I am expecting that the query takes less that 3s at most, but I can't seem to figure out the best way to optimize this query.


Solution

  • The query looks fine to me. You select all data and aggregate some of it. This takes time. Your explain plan shows there are indexes on the IDs, which is good. And at a first glance there is not much we seem to be able to do here...

    What you can do, though, is provide covering indexes, i.e. indexes that contain all columns you need from a table, so the data can be taken from the index directly.

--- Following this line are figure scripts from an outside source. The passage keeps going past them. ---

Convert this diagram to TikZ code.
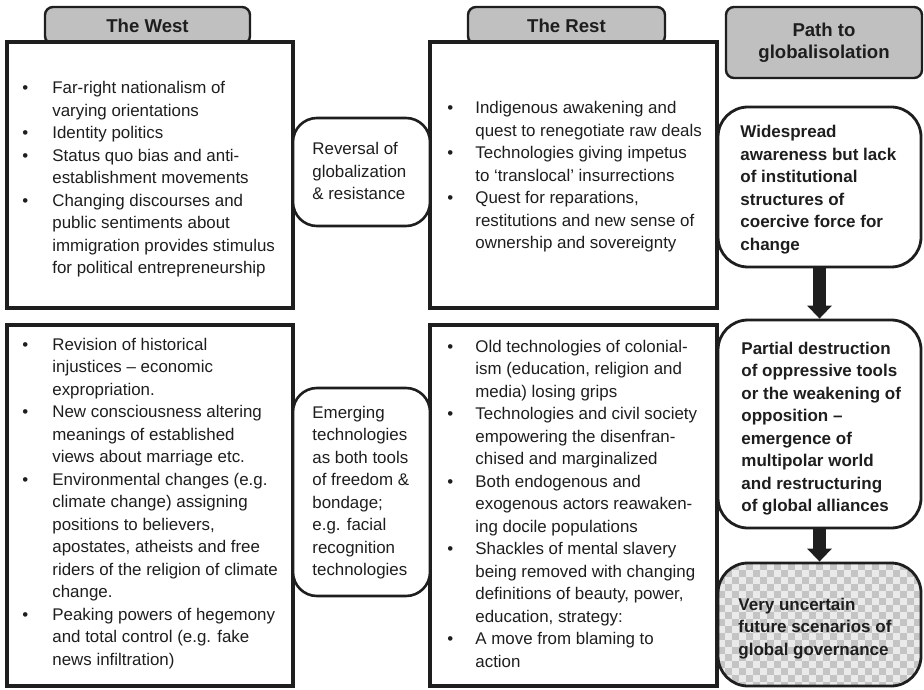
\documentclass[tikz,border=0pt]{standalone}
\usepackage{fontspec}
\setmainfont{Liberation Sans}
\usetikzlibrary{arrows.meta}
\definecolor{hdrgray}{HTML}{C0C0C0}
\definecolor{ink}{HTML}{1E1E1E}
\definecolor{chklight}{HTML}{EAEAEA}
\definecolor{chkdark}{HTML}{C4C4C4}
\tikzset{
  sqbox/.style={draw=ink, line width=1.6pt, fill=white, inner sep=0pt},
  rndbox/.style={draw=ink, line width=1.3pt, fill=white, rounded corners=12pt, inner sep=0pt},
  pathbox/.style={draw=ink, line width=1.4pt, fill=white, rounded corners=15pt, inner sep=0pt},
  hdrbox/.style={draw=ink, line width=1.2pt, fill=hdrgray, rounded corners=4pt, inner sep=0pt,
    align=center, text=ink, font=\fontsize{9.3}{11.25}\selectfont\bfseries},
  txt/.style={inner sep=0pt, anchor=base west, text=ink, font=\fontsize{8.45}{11.25}\selectfont},
  boldtxt/.style={txt, font=\fontsize{8.5}{11.25}\selectfont\bfseries},
  flowarrow/.style={draw=ink, line width=6.5pt, -{Triangle[length=6.5pt,width=12pt]}},
  chk/.style={fill=chkdark, draw=none, sharp corners},
}
\begin{document}
\begin{tikzpicture}[x=0.5pt, y=-0.5pt]
  \useasboundingbox (0,0) rectangle (924,689);

  % headers
  \node[hdrbox, minimum width=102.5pt, minimum height=18.5pt] (westhdr) at (147.5,25.5) {The West};
  \node[hdrbox, minimum width=98.5pt, minimum height=18.5pt] (resthdr) at (566.5,25.5) {The Rest};
  \node[hdrbox, minimum width=98pt, minimum height=35.5pt] (pathhdr) at (824,42.5) {Path to\\globalisolation};

  % the west
  \node[sqbox, minimum width=143pt, minimum height=133pt] (westtop) at (150,175) {};
  \node[sqbox, minimum width=143pt, minimum height=180.5pt] (westbot) at (150,505.5) {};

  % the rest
  \node[sqbox, minimum width=143.5pt, minimum height=133pt] (resttop) at (573.5,175) {};
  \node[sqbox, minimum width=143.5pt, minimum height=180.5pt] (restbot) at (573.5,505.5) {};

  % middle
  \node[rndbox, minimum width=68.5pt, minimum height=54pt] (midtop) at (361.5,172) {};
  \node[rndbox, minimum width=68.5pt, minimum height=104pt] (midbot) at (361.5,492) {};

  % path to globalisolation
  \node[pathbox, minimum width=101.5pt, minimum height=80pt] (stepone) at (819.5,187) {};
  \node[pathbox, minimum width=101.5pt, minimum height=104pt] (steptwo) at (819.5,424) {};
  \node[pathbox, fill=chklight, minimum width=101.5pt, minimum height=61.5pt,
    path picture={
      \foreach \i in {0,2,...,28}{
        \foreach \j in {0,2,...,16}{
          \path[chk] ([shift={(\i*7,\j*7)}]path picture bounding box.north west) rectangle ++(7,7);
          \path[chk] ([shift={(\i*7+7,\j*7+7)}]path picture bounding box.north west) rectangle ++(7,7);
        }
      }
    }] (stepthree) at (819.5,624.5) {};

  \draw[flowarrow] (stepone.south) -- (steptwo.north);
  \draw[flowarrow] (steptwo.south) -- (stepthree.north);

  % texts
  \node[txt] (westtoptxt) at (22,94) {\begin{tabular}[t]{@{}p{15pt}@{}l@{}}
    \textbullet & Far-right nationalism of\\
                & varying orientations\\
    \textbullet & Identity politics\\
    \textbullet & Status quo bias and anti-\\
                & establishment movements\\
    \textbullet & Changing discourses and\\
                & public sentiments about\\
                & immigration provides stimulus\\
                & for political entrepreneurship
  \end{tabular}};

  \node[txt] (westbottxt) at (22,350) {\begin{tabular}[t]{@{}p{15pt}@{}l@{}}
    \textbullet & Revision of historical\\
                & injustices -- economic\\
                & expropriation.\\
    \textbullet & New consciousness altering\\
                & meanings of established\\
                & views about marriage etc.\\
    \textbullet & Environmental changes (e.g.\\
                & climate change) assigning\\
                & positions to believers,\\
                & apostates, atheists and free\\
                & riders of the religion of climate\\
                & change.\\
    \textbullet & Peaking powers of hegemony\\
                & and total control (e.g. fake\\
                & news infiltration)
  \end{tabular}};

  \node[txt] (midtoptxt) at (312,155) {\begin{tabular}[t]{@{}l@{}}
    Reversal of\\
    globalization\\
    \& resistance
  \end{tabular}};

  \node[txt] (midbottxt) at (312,418) {\begin{tabular}[t]{@{}l@{}}
    Emerging\\
    technologies\\
    as both tools\\
    of freedom \&\\
    bondage;\\
    e.g. facial\\
    recognition\\
    technologies
  \end{tabular}};

  \node[txt] (resttoptxt) at (447,114) {\begin{tabular}[t]{@{}p{14pt}@{}l@{}}
    \textbullet & Indigenous awakening and\\
                & quest to renegotiate raw deals\\
    \textbullet & Technologies giving impetus\\
                & to `translocal' insurrections\\
    \textbullet & Quest for reparations,\\
                & restitutions and new sense of\\
                & ownership and sovereignty
  \end{tabular}};

  \node[txt] (restbottxt) at (447,352) {\begin{tabular}[t]{@{}p{14pt}@{}l@{}}
    \textbullet & Old technologies of colonial-\\
                & ism (education, religion and\\
                & media) losing grips\\
    \textbullet & Technologies and civil society\\
                & empowering the disenfran-\\
                & chised and marginalized\\
    \textbullet & Both endogenous and\\
                & exogenous actors reawaken-\\
                & ing docile populations\\
    \textbullet & Shackles of mental slavery\\
                & being removed with changing\\
                & definitions of beauty, power,\\
                & education, strategy:\\
    \textbullet & A move from blaming to\\
                & action
  \end{tabular}};

  \node[boldtxt] (steponetxt) at (740,138) {\begin{tabular}[t]{@{}l@{}}
    Widespread\\
    awareness but lack\\
    of institutional\\
    structures of\\
    coercive force for\\
    change
  \end{tabular}};

  \node[boldtxt] (steptwotxt) at (741,354) {\begin{tabular}[t]{@{}l@{}}
    Partial destruction\\
    of oppressive tools\\
    or the weakening of\\
    opposition --\\
    emergence of\\
    multipolar world\\
    and restructuring\\
    of global alliances
  \end{tabular}};

  \node[boldtxt] (stepthreetxt) at (738,610) {\begin{tabular}[t]{@{}l@{}}
    Very uncertain\\
    future scenarios of\\
    global governance
  \end{tabular}};
\end{tikzpicture}
\end{document}
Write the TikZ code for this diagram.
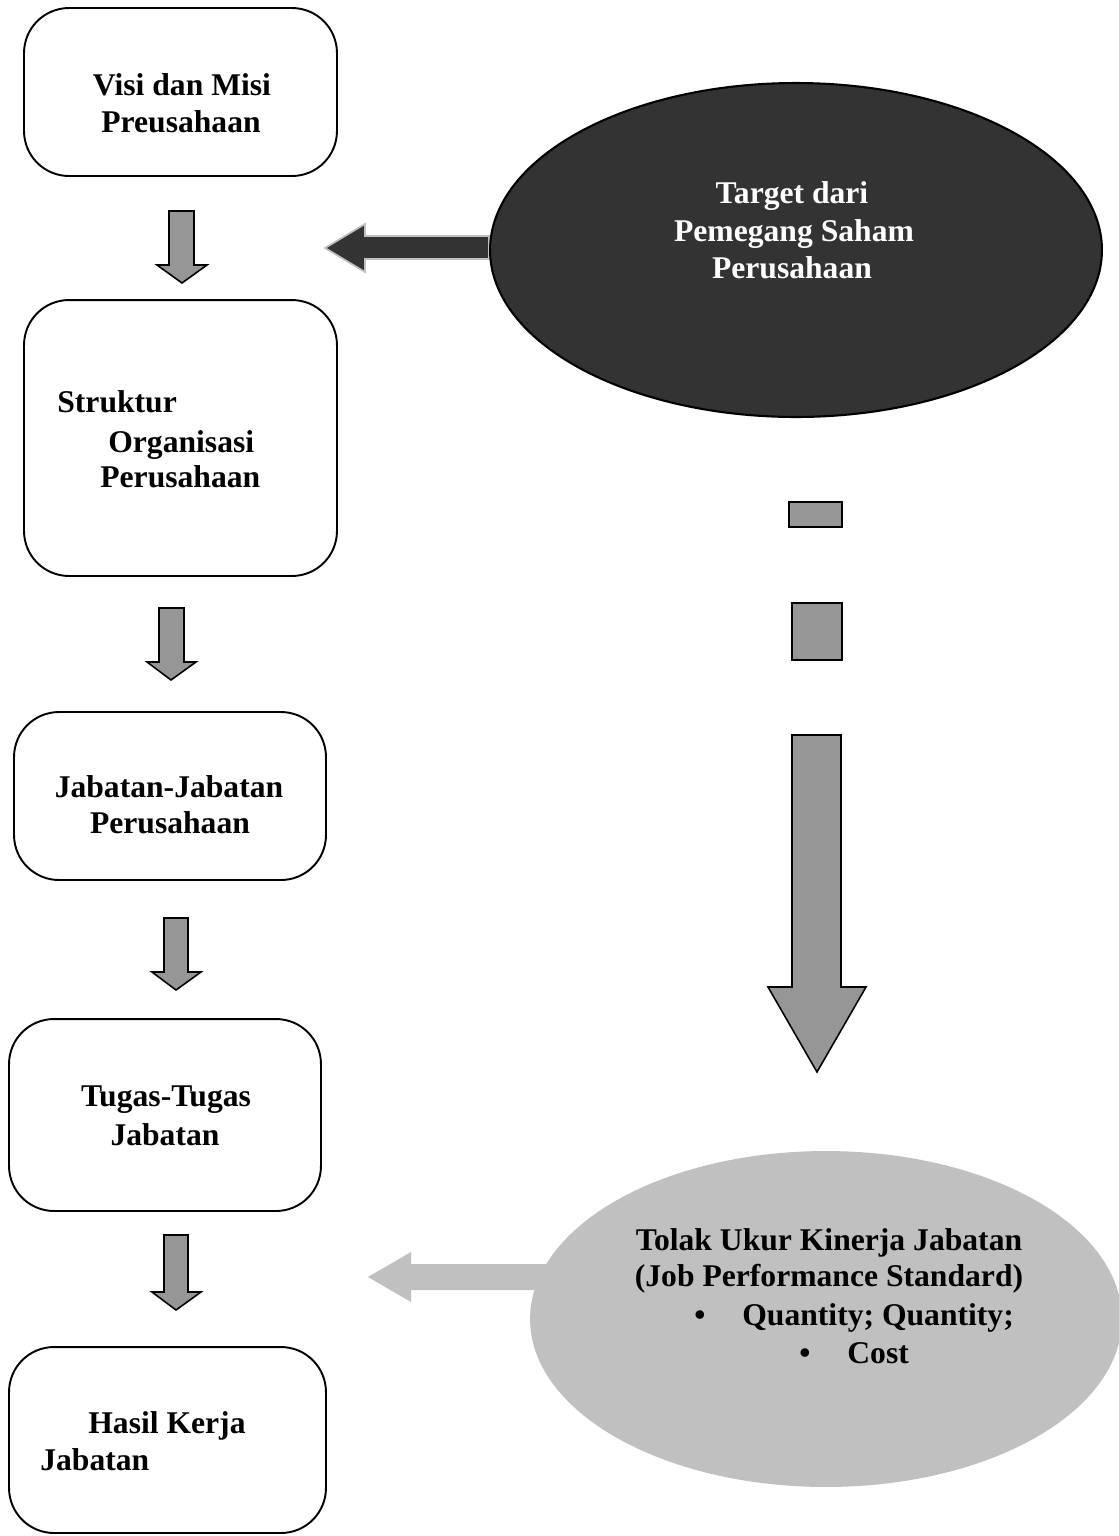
\documentclass[tikz,border=0pt]{standalone}
\usepackage{fontspec}
\setmainfont{Liberation Serif}
\usetikzlibrary{shapes.geometric}
\definecolor{midgray}{HTML}{969696}
\definecolor{lightgray}{HTML}{C0C0C0}
\definecolor{darkfill}{HTML}{333333}
\tikzset{
  box/.style={draw=black, line width=1.1pt, rounded corners=0.9cm, inner sep=0pt, minimum width=6.26cm},
  txt/.style={inner sep=0pt, anchor=base, font=\bfseries\fontsize{18}{22}\selectfont},
  txtl/.style={txt, anchor=base west},
  blockarrow/.style={draw=black, line width=0.9pt, fill=midgray, line join=miter},
  stub/.style={draw=black, line width=1.6pt, fill=midgray},
}
\begin{document}
\begin{tikzpicture}[x=0.02cm, y=-0.02cm]
\useasboundingbox (0,0) rectangle (1119,1536);

% left column of rounded boxes
\node[box, minimum height=3.36cm] (visi) at (180.5,92) {};
\node[box, minimum height=5.52cm] (struktur) at (180.5,438) {};
\node[box, minimum width=6.24cm, minimum height=3.36cm] (jabatan) at (170,796) {};
\node[box, minimum width=6.24cm, minimum height=3.84cm] (tugas) at (165,1115) {};
\node[box, minimum width=6.34cm, minimum height=3.72cm] (hasil) at (167.5,1440) {};

\node[txt] (visi1) at (182,95) {Visi dan Misi};
\node[txt] (visi2) at (181,132) {Preusahaan};
\node[txtl] (str1) at (57,412) {Struktur};
\node[txtl] (str2) at (108,452) {Organisasi};
\node[txtl] (str3) at (100,487) {Perusahaan};
\node[txt] (jab1) at (169,797) {Jabatan-Jabatan};
\node[txt] (jab2) at (170,833) {Perusahaan};
\node[txt] (tug1) at (166,1106) {Tugas-Tugas};
\node[txt] (tug2) at (165,1145) {Jabatan};
\node[txtl] (has1) at (88,1433) {Hasil Kerja};
\node[txtl] (has2) at (40,1470) {Jabatan};

% small down arrows between the boxes
\draw[blockarrow] (169,211) -- (194,211) -- (194,265) -- (207,265) -- (182,283) -- (157,265) -- (169,265) -- cycle;
\draw[blockarrow] (159,608) -- (184,608) -- (184,662) -- (196,662) -- (171,680) -- (147,662) -- (159,662) -- cycle;
\draw[blockarrow] (164,918) -- (188,918) -- (188,972) -- (201,972) -- (176,990) -- (152,972) -- (164,972) -- cycle;
\draw[blockarrow] (164,1235) -- (188,1235) -- (188,1292) -- (201,1292) -- (176,1310) -- (152,1292) -- (164,1292) -- cycle;

% shareholder target
\draw[fill=darkfill, draw=lightgray, line width=1pt, line join=miter]
  (489,236) -- (365,236) -- (365,224) -- (325,248) -- (365,272) -- (365,259) -- (489,259) -- cycle;
\node[ellipse, draw=black, line width=1.2pt, fill=darkfill, inner sep=0pt,
      minimum width=12.24cm, minimum height=6.68cm] (target) at (796,250) {};
\node[txt, text=white] (tgt1) at (792,203) {Target dari};
\node[txt, text=white] (tgt2) at (794,241) {Pemegang Saham};
\node[txt, text=white] (tgt3) at (792,278) {Perusahaan};

% right column: stubs and long arrow
\node[stub, minimum width=1.06cm, minimum height=0.5cm, inner sep=0pt] (stub1) at (815.5,514.5) {};
\node[stub, minimum width=1.0cm, minimum height=1.14cm, inner sep=0pt] (stub2) at (817,631.5) {};
\draw[blockarrow] (792,735) -- (841,735) -- (841,987) -- (866,987) -- (817,1072) -- (768,987) -- (792,987) -- cycle;

% job performance standard
\fill[lightgray] (560,1264) -- (411,1264) -- (411,1252) -- (368,1277) -- (411,1302) -- (411,1290) -- (560,1290) -- cycle;
\node[ellipse, fill=lightgray, inner sep=0pt,
      minimum width=11.84cm, minimum height=6.72cm] (standard) at (826,1319) {};
\node[txt] (std1) at (829,1250) {Tolak Ukur Kinerja Jabatan};
\node[txt] (std2) at (829,1286) {(Job Performance Standard)};
\node[txt] (std3b) at (700,1325) {\textbullet};
\node[txtl] (std3) at (742,1325) {Quantity; Quantity;};
\node[txt] (std4b) at (805,1363) {\textbullet};
\node[txtl] (std4) at (847,1363) {Cost};
\end{tikzpicture}
\end{document}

    create index idx1 on cats(id, name);
    create index idx2 on suppliers(id, company);
    create index idx3 on stocks(product_id, total_quantity);
    create index idx4 on sale_items(product_id, quantity, sale_id);
    

    This can really boost your query.

    What you can try About the query itself is to move the subqueries to the FROM clause. MySQL's optimizer is not great, so although it should get the same execution plan, it may well be that it favors the FROM clause.

    SELECT
      p.id,
      p.name,
      p.created,
      p.image,
      s.company as supplier,
      s.id AS supplier_id,
      c.name AS category,
      COALESCE(st.total, 0) AS total_qty,
      COALESCE(si.total, 0) AS total_sold,
      COALESCE(si.refund, 0) AS total_refund
    FROM products p
    LEFT JOIN cats c ON c.id = p.cat_id
    LEFT JOIN suppliers s ON s.id = p.supplier_id
    LEFT JOIN
    (
      SELECT SUM(total_quantity) AS total
      FROM stocks 
      GROUP BY product_id
    ) st ON st.product_id = p.id
    LEFT JOIN
    (
      SELECT
        SUM(quantity) AS total,
        SUM(CASE WHEN sale_id IN (SELECT sale_id FROM refunds) THEN quantity END) as refund
      FROM sale_items
      GROUP BY product_id
    ) si ON si.product_id = p.id;
    

    (If sale_id is unique in refunds, then you can even join it to sale_items. Again: this should usually not make a difference, but in MySQL it may still. MySQL was once notorious for treating IN clauses much worse than the FROM clause. This may not be the case anymore, I don't know. You can try - if refunds.sale_id is unique).